Big Sangamo Deal for California Stem Cell Agency with an Asterisk

It was a $20 million deal -- possibly as much as $300 million --for Sangamo BioSciences, and its president told the California stem cell agency,
“We wouldn't be where we are today without you.”
The $3 billion agency has pumped $5.4 million into the publicly traded Richmond, Ca., firm for HIV/AIDS research and another $6.4 million last May for a phase one clinical trial dealing with beta-thalassemia, a genetic blood disease.

Last week Sangamo announced that Biogen Idec of Cambridge, Mass., would buy into its research related to beta-thalassemia as well as sickle cell anemia. The announcement said Biogen Idec will also reimburse Sangamo for “its internal and external research and development program-related costs.” Payments of up to another $300 million could come Sangamo's way if it meets certain goals.

Kevin McCormack, CIRM's senior director of public communications,wrote on the agency's blog that it has been “a very good start” in 2014 for CIRM. He noted that the Sangamo announcement followed similar good news from Capricor, another CIRM grant recipient that has announced funding from Big Pharma.

He quoted Ellen Feigal, senior vice president at the agency, as showing how “important the funding we provide is in helping companies like Sangamo get their research to a point where big pharmaceutical companies stand up and take notice, and invest.” 

McCormack wrote that Edward Lanphier, president of Sangamo, sent an email to CIRM in connection with the announcement that said,
"Thank you for ALL of your support over the past several years. We wouldn't be where we are today without you."
The Sangamo deal, however, has an asterisk. In May 2012, a “special advisor” to the stem cell agency, Saira Ramasastry, was nominated to the seven-member Sangamo board of directors. Following an item in the California StemCell Report, the agency announced that her contract was not being renewed. CIRM said she was not involved in a decision-making role and was not required to file a statement of economic interests with the agency. Ramasastry subsequently was elected to the Sangamo board where she still holds a seat.

Sangamo's stock closed at $19.84 today, up 46 cents. Its 52 week high is $20.33 and its low $6.86.

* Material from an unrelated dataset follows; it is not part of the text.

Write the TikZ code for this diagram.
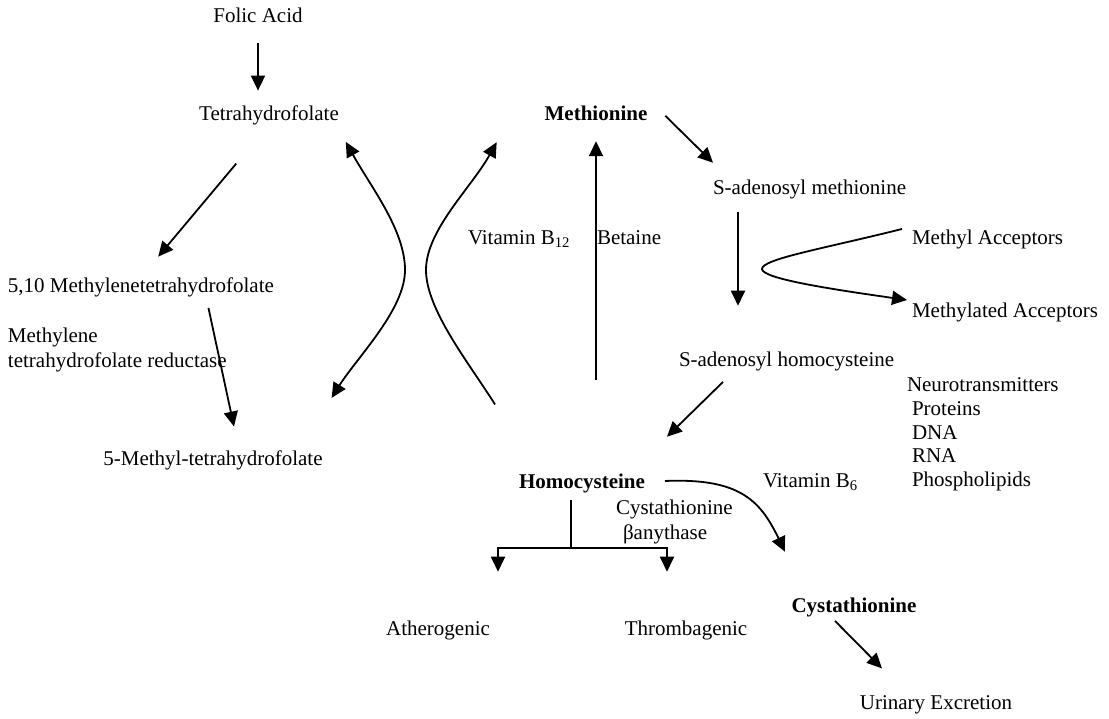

Our take: The investment in Sangamo is a healthy sign of expanding interest from larger firms in stem cell therapies. However, it is darkened by the "revolving door" situation involving Ramasastry. CIRM does not require public disclosures of the financial interests of its consultants. Nor does it restrict revolving door arrangements with them that permit later employment at CIRM-connected firms. At the same time, the agency is moving aggressively to engage industry ever more closely and to generate results that will resonate with the public. The agency would do well to heed the conflict-of-interest study from the prestigious Institute of Medicine in 2009. Bernie Lo of UCSF was one of the editors of the study. He wrote that medical research and the private sector have sharply divergent priorities and sometimes irreconcilable differences. The stem cell agency should act to ensure that both the appearance and reality of cronyism, insider dealings and conflicts-of-interest do not blemish its scientific track record.